Wednesday, February 14, 2007

Happy Valentine's Day... from God!

I woke up this morning and it slowly seeped into this singleton's mind that it's THE day, V-Day. As I ran my heart out this morning at the gym and read I didn't think much of it. As I got dressed in my pink shirt and necklace and got out the door, I thought about what we'd look at for Bible Study today. But as I was driving to work down 45th it hit me: the sunshine, the glistening snow, the love. Right there, I knew in my heart, my Valentine had given me the greatest gift-Jesus. He continued to shower me with beautiful things like sunshine and joy. All this may seem slightly Hallmark-ish, but it's so very true for me today. On this day I generally dread because I've never had a "true valentine", I am realizing instead that I have the best one. Why do we struggle with being single and alone on Valentine's Day? I think it's because we fear that if we don't have someone tangible, we have not been chosen as someone special, worthy of attention or affection. Chosen. That's the key word for me. I want so badly to be "the One" for some guy to choose out of all the other girls, and because that hasn't happened I feel like maybe I'm just not that special. But the truth is this:

But now, O Jacob, listen to the Lord who created you. O Israel, the one who formed you says, “Do not be afraid, for I have ransomed you. I have called you by name; you are mine... Others were given in exchange for you. I traded their lives for yours because you are precious to me. You are honored, and I love you. ~Isaiah 43:1, 4

He chose ME. He pursued ME. He sent Jesus for ME... He loves me, more than any person here on earth can. Because He knows my heart and He knows my weakness and yet He loves me. He loves me, He loves me, He loves me. My heart-He knows my heart's desires and yearnings and passions, He placed them there in the delicate creation of who I am. I'm such a girl, but I need to know it. I'm worth something to my heavenly Husband, I'm worth Jesus. My heavenly Bridegroom God desires me, He wants to know me, He wants to bless me and grow me and cherish me... What more do I need and what could a man give that would be better than knowing that? God's love for me is eternal and unchanging, He will never stop pursuing me. How romantic and lovely... :)

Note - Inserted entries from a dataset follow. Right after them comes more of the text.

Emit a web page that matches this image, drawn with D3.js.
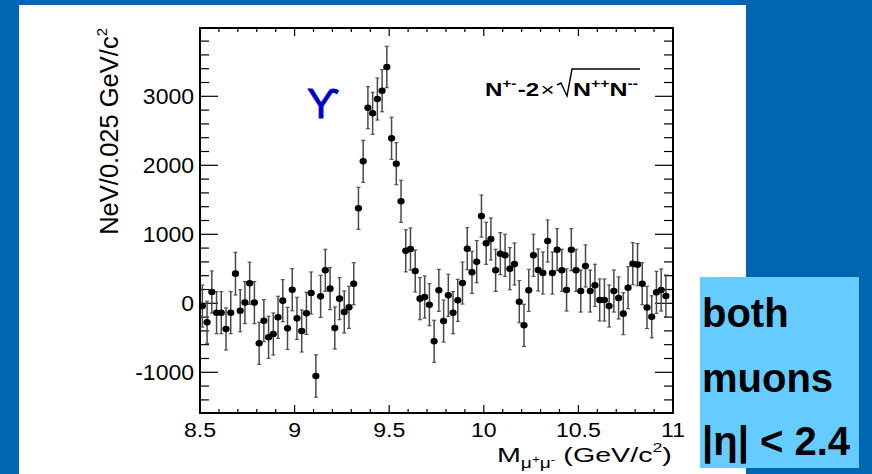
<!DOCTYPE html>
<html>
<head>
<meta charset="utf-8">
<script src="https://cdn.jsdelivr.net/npm/d3@7"></script>
<style>
html,body{margin:0;padding:0;background:#0066B2;}
svg{display:block;}
text{font-family:"Liberation Sans",Arial,Helvetica,sans-serif;}
</style>
</head>
<body>
<svg id="chart" width="872" height="474"></svg>
<script>
// ---- data ----
const binStart = 8.5;
const binWidth = 0.025;
const values = [
  -40, -275, 164, -136, -136, -372, -136, 430, -107, 10,
  290, 10, -580, -252, -493, -445, -203, 38, -363, 197,
  -218, -401, -145, 149, -1054, 101, 478, 212, -358, 67,
  -126, -58, 284, 1377, 2058, 2835, 2754, 2961, 3081, 3425,
  2391, 2023, 1478, 760, 787, 468, 67, 91, -20, -551,
  188, -257, 116, -136, 43, 294, 791, 449, 603, 1264,
  870, 932, 478, 719, 696, 501, 570, 23, -319, 188,
  696, 483, 439, 903, 439, 777, 478, 193, 777, 478,
  178, 541, 178, 261, 48, 48, -39, 178, 77, -150,
  226, 574, 560, 284, -60, -196, 159, 193, 106
];
const errors = [
  305, 305, 305, 305, 305, 305, 305, 310, 305, 305,
  305, 305, 305, 305, 305, 305, 305, 305, 305, 305,
  305, 305, 305, 305, 307, 305, 305, 305, 305, 305,
  305, 305, 305, 305, 305, 305, 305, 305, 305, 300,
  305, 305, 305, 305, 305, 305, 305, 305, 305, 305,
  305, 305, 305, 305, 305, 305, 305, 305, 305, 305,
  305, 305, 305, 305, 305, 305, 305, 305, 305, 305,
  305, 305, 305, 305, 305, 305, 305, 305, 305, 305,
  305, 305, 305, 305, 305, 305, 305, 305, 305, 305,
  305, 305, 305, 305, 305, 305, 305, 305, 305
];
const xTickValues = [8.5, 9, 9.5, 10, 10.5, 11];
const xTickLabels = ["8.5", "9", "9.5", "10", "10.5", "11"];
const yTickValues = [-1000, 0, 1000, 2000, 3000];
const yTickLabels = ["-1000", "0", "1000", "2000", "3000"];
const xDomain = [8.5, 11];
const yDomain = [-1590, 3990];

// ---- layout ----
const svg = d3.select("#chart");
const L = 200, R = 673, T = 28, B = 413;
const x = d3.scaleLinear().domain(xDomain).range([L, R]);
const y = d3.scaleLinear().domain(yDomain).range([B, T]);

// stretch a text element horizontally so that it spans `width` px
function fitWidth(sel, ax, ay, width, anchor) {
  const w = sel.node().getComputedTextLength();
  const s = width / w;
  const x0 = anchor === "end" ? ax - width : ax;
  sel.attr("x", 0).attr("y", 0).attr("text-anchor", "start")
     .attr("transform", `translate(${x0},${ay}) scale(${s},1)`);
}

// backgrounds
svg.append("rect").attr("x",0).attr("y",0).attr("width",872).attr("height",474).attr("fill","#0066B2");
svg.append("rect").attr("x",19).attr("y",5).attr("width",727).attr("height",469).attr("fill","#ffffff");

// ticks
const g = svg.append("g");
const xMinor = d3.range(85, 111).map(v => v/10);
const yMinor = d3.range(-14, 40, 2).map(v => v*100);
xMinor.forEach(v => {
  const major = Math.abs(v*2 - Math.round(v*2)) < 1e-6;
  const len = major ? 8 : 4;
  g.append("line").attr("x1",x(v)).attr("x2",x(v)).attr("y1",B).attr("y2",B-len).attr("stroke","#000").attr("stroke-width",1.2);
  g.append("line").attr("x1",x(v)).attr("x2",x(v)).attr("y1",T).attr("y2",T+len).attr("stroke","#000").attr("stroke-width",1.2);
});
yMinor.forEach(v => {
  const major = v % 1000 === 0;
  const len = major ? 18 : 9;
  g.append("line").attr("x1",L).attr("x2",L+len).attr("y1",y(v)).attr("y2",y(v)).attr("stroke","#000").attr("stroke-width",1.2);
  g.append("line").attr("x1",R).attr("x2",R-len).attr("y1",y(v)).attr("y2",y(v)).attr("stroke","#000").attr("stroke-width",1.2);
});

// frame
svg.append("rect").attr("x",L).attr("y",T).attr("width",R-L).attr("height",B-T)
  .attr("fill","none").attr("stroke","#000").attr("stroke-width",2);

// tick labels (slightly wide lettering, as in the reference)
xTickValues.forEach((v,i) => {
  svg.append("text").attr("transform",`translate(${x(v)},437) scale(1.1,1)`).attr("text-anchor","middle")
    .attr("font-size",21).attr("fill","#000").text(xTickLabels[i]);
});
yTickValues.forEach((v,i) => {
  svg.append("text").attr("transform",`translate(194,${y(v)+8}) scale(1.07,1)`).attr("text-anchor","end")
    .attr("font-size",21.5).attr("fill","#000").text(yTickLabels[i]);
});

// axis titles
const xt = svg.append("text").attr("font-size",21).attr("fill","#000");
xt.append("tspan").text("M");
xt.append("tspan").attr("font-size",14).attr("dy",6).text("μ");
xt.append("tspan").attr("font-size",10).attr("dy",-5).text("+");
xt.append("tspan").attr("font-size",14).attr("dy",5).text("μ");
xt.append("tspan").attr("font-size",10).attr("dy",-5).text("-");
xt.append("tspan").attr("font-size",21).attr("dy",-1).text(" (GeV/c");
xt.append("tspan").attr("font-size",13).attr("dy",-10).text("2");
xt.append("tspan").attr("font-size",21).attr("dy",10).text(")");
fitWidth(xt, 672, 462, 175, "end");

const yt = svg.append("text").attr("transform","translate(118,28) rotate(-90)")
  .attr("text-anchor","end").attr("font-size",25.5).attr("fill","#000");
yt.append("tspan").text("NeV/0.025 GeV/c");
yt.append("tspan").attr("font-size",15).attr("dy",-11).text("2");

// data: error bars + points
const pts = values.map((v,i) => ({x: binStart + binWidth*(i+0.5), v: v, e: errors[i]}));
const eb = svg.append("g").attr("stroke","#4a4a4a").attr("stroke-width",1.5);
pts.forEach(p => {
  const cx = x(p.x);
  eb.append("line").attr("x1",cx).attr("x2",cx).attr("y1",y(p.v-p.e)).attr("y2",y(p.v+p.e));
  eb.append("line").attr("x1",cx-2).attr("x2",cx+2).attr("y1",y(p.v-p.e)).attr("y2",y(p.v-p.e)).attr("stroke-width",1.1);
  eb.append("line").attr("x1",cx-2).attr("x2",cx+2).attr("y1",y(p.v+p.e)).attr("y2",y(p.v+p.e)).attr("stroke-width",1.1);
});
svg.append("g").selectAll("ellipse").data(pts).join("ellipse")
  .attr("cx",d => x(d.x)).attr("cy",d => y(d.v)).attr("rx",3.6).attr("ry",3.3).attr("fill","#000");

// Upsilon label
svg.append("text").attr("x",323).attr("y",118).attr("text-anchor","middle")
  .attr("font-family","'DejaVu Serif','Liberation Serif',serif").attr("font-size",42)
  .attr("fill","#0000CC").attr("stroke","#0000CC").attr("stroke-width",0.9).text("ϒ");

// formula legend
const f1 = svg.append("text").attr("font-size",19).attr("font-weight","bold").attr("fill","#000");
f1.append("tspan").text("N");
f1.append("tspan").attr("font-size",12).attr("dy",-8).text("+-");
f1.append("tspan").attr("font-size",19).attr("dy",8).attr("dx",1).text("-2");
f1.append("tspan").attr("font-weight","normal").attr("dx",1).text("×");
fitWidth(f1, 485, 96, 67, "start");
svg.append("path").attr("d","M557,85 L561,83 L567,96 L572,69 L640,69")
  .attr("fill","none").attr("stroke","#000").attr("stroke-width",1.4);
const f2 = svg.append("text").attr("font-size",19).attr("font-weight","bold").attr("fill","#000");
f2.append("tspan").text("N");
f2.append("tspan").attr("font-size",12).attr("dy",-8).text("++");
f2.append("tspan").attr("font-size",19).attr("dy",8).text("N");
f2.append("tspan").attr("font-size",12).attr("dy",-8).text("--");
fitWidth(f2, 573, 96, 65, "start");

// info box
svg.append("rect").attr("x",700).attr("y",277).attr("width",159).attr("height",191).attr("fill","#66CCFF");
const boxLines = ["both", "muons", "|η| < 2.4"];
const boxY = [327, 392, 455];
boxLines.forEach((t,i) => {
  svg.append("text").attr("x",702).attr("y",boxY[i]).attr("font-size",40).attr("font-weight","bold")
    .attr("fill","#000").text(t);
});
</script>
</body>
</html>
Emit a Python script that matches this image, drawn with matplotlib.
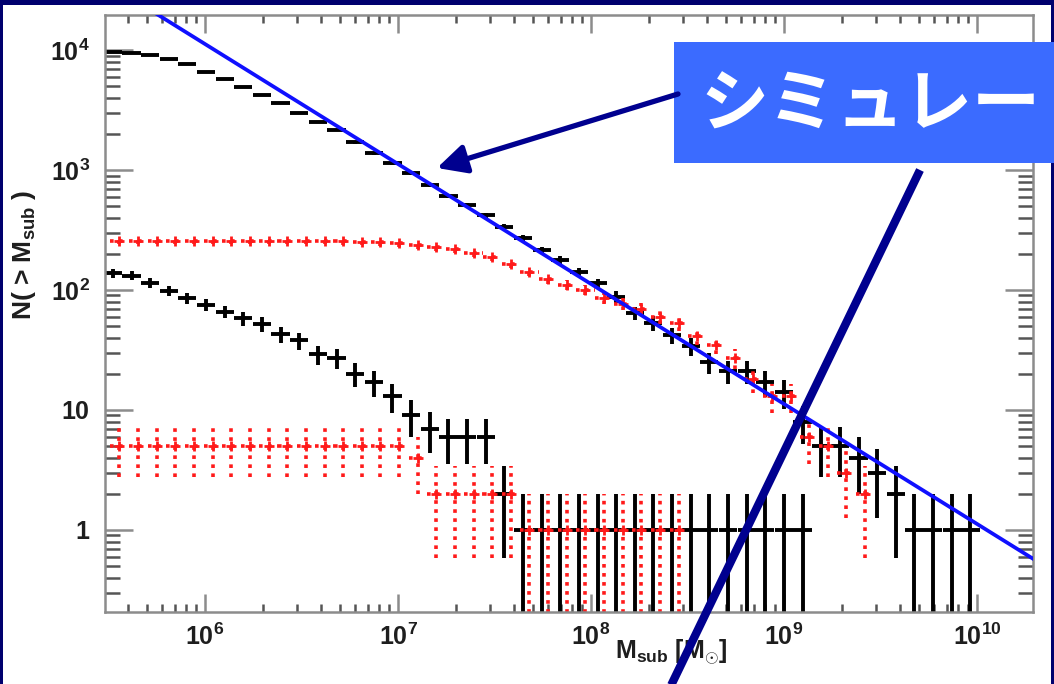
import numpy as np
import matplotlib
matplotlib.use('Agg')
import matplotlib.pyplot as plt
from matplotlib.patches import Rectangle
from matplotlib.ticker import FixedLocator, FuncFormatter, NullFormatter

# fonts: bold sans for axes, CJK for the call-out box
plt.rcParams['font.family'] = ['Liberation Sans', 'DejaVu Sans']
plt.rcParams['mathtext.fontset'] = 'custom'
plt.rcParams['mathtext.rm'] = 'Liberation Sans:bold'
plt.rcParams['mathtext.it'] = 'Liberation Sans:bold'
plt.rcParams['mathtext.bf'] = 'Liberation Sans:bold'
plt.rcParams['mathtext.default'] = 'rm'

# ---- data ----------------------------------------------------------------
# black histogram: bin centres (log10 Msub)
logm_black = [5.522, 5.619, 5.715, 5.812, 5.908, 6.005, 6.102, 6.198, 6.295, 6.391,
              6.488, 6.585, 6.681, 6.778, 6.874, 6.971, 7.068, 7.164, 7.261, 7.357,
              7.454, 7.551, 7.647, 7.744, 7.840, 7.937, 8.034, 8.130, 8.227, 8.323,
              8.420, 8.517, 8.613, 8.710, 8.806, 8.903, 9.000, 9.096, 9.193, 9.289,
              9.386, 9.483, 9.579, 9.676, 9.772, 9.869, 9.966]
# all subhaloes (upper black)
n_black_all = [9600, 9500, 9100, 8500, 7700, 6600, 5700, 4900, 4250, 3600,
               3000, 2530, 2150, 1700, 1380, 1140, 940, 750, 607, 510,
               422, 337, 270, 215, 178, 142, 114, 88, 64, 53,
               42, 34, 25, 21, 21, 17, 14, 8, 5, 5,
               4, 3, 2, 1, 1, 1, 1]
# luminous subset (lower black)
n_black_lum = [138, 132, 115, 99, 86, 75, 66, 58, 52, 43,
               38, 29, 27, 20, 17, 13, 9, 7, 6, 6,
               6, 2, 1, 1, 1, 1, 1, 1, 1, 1,
               1, 1, 1, 1, 1, 1, 1, 1]

# red histogram: bin centres (log10 Msub)
logm_red = [5.556, 5.653, 5.749, 5.846, 5.942, 6.039, 6.136, 6.232, 6.329, 6.425,
            6.522, 6.619, 6.715, 6.812, 6.908, 7.005, 7.102, 7.198, 7.295, 7.391,
            7.488, 7.585, 7.681, 7.778, 7.874, 7.971, 8.068, 8.164, 8.261, 8.357,
            8.454, 8.551, 8.647, 8.744, 8.840, 8.937, 9.034, 9.130, 9.227, 9.323,
            9.420]
n_red_all = [258, 258, 258, 258, 258, 258, 258, 258, 258, 258,
             257, 256, 255, 252, 249, 245, 237, 227, 220, 202,
             187, 165, 142, 123, 110, 100, 85, 77, 70, 60,
             53, 41, 35, 27, 18, 13, 13, 6, 5, 3,
             2]
n_red_lum = [5, 5, 5, 5, 5, 5, 5, 5, 5, 5,
             5, 5, 5, 5, 5, 5, 4, 2, 2, 2,
             2, 2, 1, 1, 1, 1, 1, 1, 1, 1,
             1]

# power-law from simulations: N(>M) = 10**lognorm * M**slope
line_lognorm = 10.05
line_slope = -1.0

x_major = [1e6, 1e7, 1e8, 1e9, 1e10]
y_major = [1, 10, 100, 1e3, 1e4]

callout = 'シミュレー'

# ---- figure --------------------------------------------------------------
navy = '#00006e'
W, H = 1054, 684
fig = plt.figure(figsize=(W / 100, H / 100), dpi=100, facecolor=navy)

bg = fig.add_axes([0, 0, 1, 1], zorder=-5)
bg.set_xlim(0, W)
bg.set_ylim(H, 0)
bg.axis('off')
bg.add_patch(Rectangle((3, 5), 1048, 684, facecolor='white', edgecolor='none'))

ax = fig.add_axes([105 / W, 1 - 612 / H, 928 / W, 597 / H])
ax.set_facecolor('white')
ax.set_xscale('log')
ax.set_yscale('log')

half_bin = 0.047  # half width of a bin in dex


def draw_hist(logm, n, color, dotted):
    n = np.array(n, dtype=float)
    m = 10 ** np.array(logm[:len(n)])
    xlo = m - m / 10 ** half_bin
    xhi = m * 10 ** half_bin - m
    err = np.sqrt(n)
    ylo = np.where(n - err <= 0, n - 1e-3, err)
    cont = ax.errorbar(m, n, xerr=[xlo, xhi], yerr=[ylo, err], fmt='none',
                       ecolor=color, elinewidth=2.8 if not dotted else 2.6,
                       capsize=0, zorder=2)
    if dotted:
        for col in cont[2]:
            col.set_linestyle((0, (1.0, 1.5)))
        ax.plot(m, n, '+', color=color, ms=7, mew=2.0, zorder=2)


draw_hist(logm_black, n_black_all, 'black', False)
draw_hist(logm_black, n_black_lum, 'black', False)
draw_hist(logm_red, n_red_all, '#ff1a1a', True)
draw_hist(logm_red, n_red_lum, '#ff1a1a', True)

m_line = np.array([1e5, 1e11])
ax.plot(m_line, 10 ** line_lognorm * m_line ** line_slope, color='#1010ff', lw=2.7, zorder=3)

ax.set_xlim(3.03e5, 1.95e10)
ax.set_ylim(0.207, 1.96e4)

for s in ax.spines.values():
    s.set_color('#8c8c8c')
    s.set_linewidth(1.8)

ax.xaxis.set_major_locator(FixedLocator(x_major))
ax.yaxis.set_major_locator(FixedLocator(y_major))
ax.xaxis.set_minor_locator(FixedLocator([k * 10.0 ** e for e in range(5, 11) for k in range(2, 10)]))
ax.yaxis.set_minor_locator(FixedLocator([k * 10.0 ** e for e in range(-1, 5) for k in range(2, 10)]))
ax.xaxis.set_minor_formatter(NullFormatter())
ax.yaxis.set_minor_formatter(NullFormatter())
ax.xaxis.set_major_formatter(FuncFormatter(lambda v, p: r'$10^{%d}$' % round(np.log10(v))))
ax.yaxis.set_major_formatter(FuncFormatter(
    lambda v, p: r'$10^{%d}$' % round(np.log10(v)) if v >= 100 else '%d' % v))

ax.tick_params(axis='both', which='both', direction='in', top=True, right=True,
               color='#8c8c8c', width=1.8, labelsize=18, labelcolor='#1e1e1e')
ax.tick_params(axis='y', which='major', length=20, pad=11)
ax.tick_params(axis='y', which='minor', length=11, color='#555555')
ax.tick_params(axis='x', which='major', length=13, pad=8)
ax.tick_params(axis='x', which='minor', length=6, color='#555555')
for lab in ax.get_yticklabels():
    lab.set_fontweight('bold')

# ---- overlay: axis titles and call-out, in pixel units -------------------
ov = fig.add_axes([0, 0, 1, 1], zorder=10)
ov.set_xlim(0, W)
ov.set_ylim(H, 0)
ov.axis('off')
ov.patch.set_alpha(0)

ov.text(24, 255, r'N( > M$_{\rm sub}$ )', rotation=90, ha='center', va='center',
        fontsize=19, fontweight='bold', color='#1e1e1e')
ov.text(671, 652, r'M$_{\rm sub}$ [M$_{\odot}$]', ha='center', va='center',
        fontsize=18, fontweight='bold', color='#1e1e1e')

ov.add_patch(Rectangle((674, 42), 380, 121, facecolor='#3b6bff', edgecolor='none', zorder=4))
ov.text(700, 106, callout, ha='left', va='center', fontsize=49,
        fontweight='bold', color='white',
        family=['Noto Sans CJK JP', 'DejaVu Sans'], zorder=5)

arrow_col = '#00008f'
ov.annotate('', xy=(437, 168), xytext=(678, 94),
            arrowprops=dict(arrowstyle='-|>', color=arrow_col, lw=3.8,
                            mutation_scale=44, shrinkA=0, shrinkB=0), zorder=6)
ov.plot([920, 664], [170, 700], color=arrow_col, lw=6, solid_capstyle='butt', zorder=6)

plt.savefig('out.png', dpi=100, facecolor=navy)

(By the way-guys out there, God loves you like this too but it might sound a bit more like this; "I (grunt) you know really appreciate your strength and desire to be a warrior for My cause. Man-I took a cross for you, buddy!")

1 comment:

Anonymous said...

Cass-

This reminded me of when we were on our way home from the 4th of July at Lake Tahoe. You sweetly pointed out that the stars in the sky were the sight to behold over all the man-made fireworks. That the people oohed and ahhed over the bursts of light and color, but God puts the stars out every night. Oh, what a sweet spirit.

Reading this post confirmed you haven't changed (in this way, anyway!).